Exorcisme à Essaouira

Le VI e Festival des musiques du monde s’est tenu du 26 au 29 juin. Une manifestation contre les démons de l’intolérance.

Publié le 21 juillet 2003 Lecture : 2 minutes.

Avouons-le d’emblée, Essaouira est une ville magique dont la fréquentation rend euphorique sans qu’il soit besoin de fumer la moindre substance illicite. On succombe fatalement à son charme, que l’on s’y rende pour la première fois ou qu’on soit un fidèle mélomane en pèlerinage annuel. Entre le 26 et le 29 juin, l’ancienne Mogador a accueilli la sixième édition du Festival gnaoua des musiques du monde, un événement qui a largement contribué à la notoriété de cette cité balayée par les alizés et à la réhabilitation d’un genre musical jusqu’alors négligé.
Bien sûr, l’attrait que suscite Essaouira ne plaît pas à tous. À commencer par certains de ses habitants, qui se plaignent de la flambée de l’immobilier qui a chassé les familles les plus modestes hors des remparts de la médina vers de nouveaux quartiers périphériques.
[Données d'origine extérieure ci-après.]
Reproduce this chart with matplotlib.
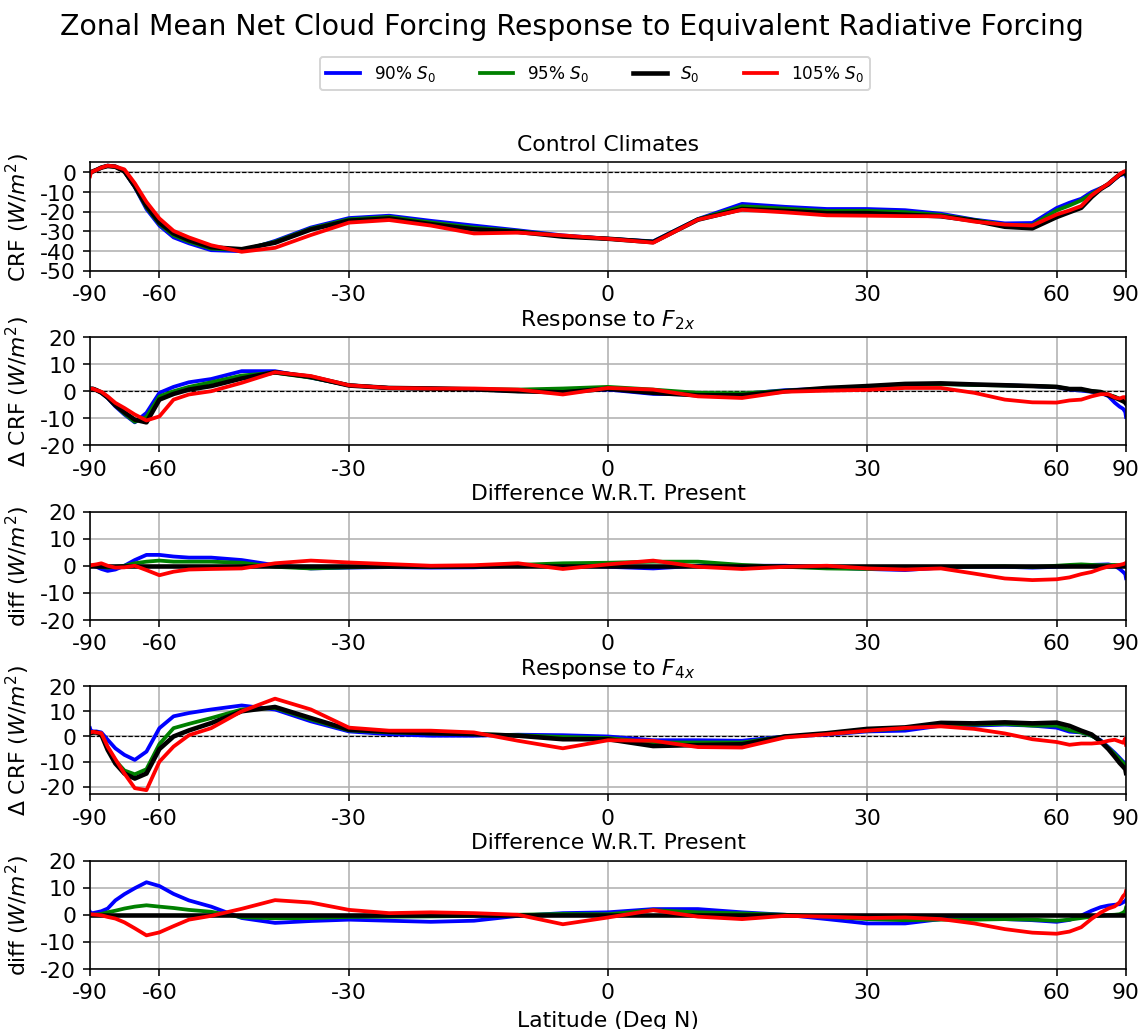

Et, bien entendu, l’ambiance de fête, la mixité et le vent de liberté qui souffle sur ce petit port pendant les jours et les nuits de cette grand-messe ne sont pas du goût des barbus et autres extrémistes chagrins. Ils ne supportent pas la vue de la jeunesse vibrant aux rythmes gnaouas, et cela fait des années qu’ils crient haut et fort leur répulsion pour cette manifestation haute en couleur où se côtoient mères de famille en haik (habit traditionnel souiri), jeunes filles voilées et libérées (à les voir en transe), loubards dragueurs de Marrakech, bimbos casablancaises exhibant leur nombril, jet-set affublée d’un badge VIP : un vrai concentré du Maroc tel qu’il est.
Essaouira figurait parmi les villes cibles du réseau terroriste qui a frappé le 16 mai à Casablanca. On comprend donc aisément la « peur » d’A3, l’équipe 100 % féminine qui organise cette manifestation. Peur que le pire advienne dans ce lieu idyllique, peur de voir l’événement boudé, peur d’un dispositif de sécurité paranoïaque qui plomberait l’ambiance. Mais aucun imprévu n’est venu gâcher ce festival, et les seules surprises ont été les heureuses révélations. Comme celle du groupe casablancais Hoba Hoba Spirit, mené avec brio par Réda Allali et dont les morceaux engagés et engageants ont ravi la foule. Pas de faux-bond du public puisqu’on estime à 350 000 le nombre des festivaliers, gotha compris, décidés à narguer les obscurantistes et à dormir, pour les plus démunis, à la belle étoile sur la plage éclairée par des spots géants. Excepté le premier jour, présence du prince Moulay Rachid oblige, le service de sécurité n’a pas fait preuve d’excès de zèle.
Que l’impensable se produise à Essaouira est impossible : cette cité est habitée par des esprits gnaouas qui la protègent. D’autant plus qu’ils sont convoqués par les plus grands maalems (Mahmoud Guinea, Abdeslam Alikane, Omar Hayat, etc.).
Courir tous les concerts programmés (gratuits pour la plupart) sur les huit scènes était impossible, sauf à se démultiplier. Outre les incantations des Tyour Gnaoua, on a encore la tête qui résonne des chants des Bnet Houariyat, groupe de femmes apôtres de l’émancipation. Et l’on se souvient de la joyeuse pagaille semée par Amazigh Kateb lors du concert de clôture. Au grand dam des autorités, mais pour le plus grand bonheur d’un public proche de l’hystérie, le chanteur frondeur des Gnawa Diffusion a invité la foule à franchir l’espace interdit par les responsables de la sécurité. Le 16 mai n’était plus qu’un lointain souvenir.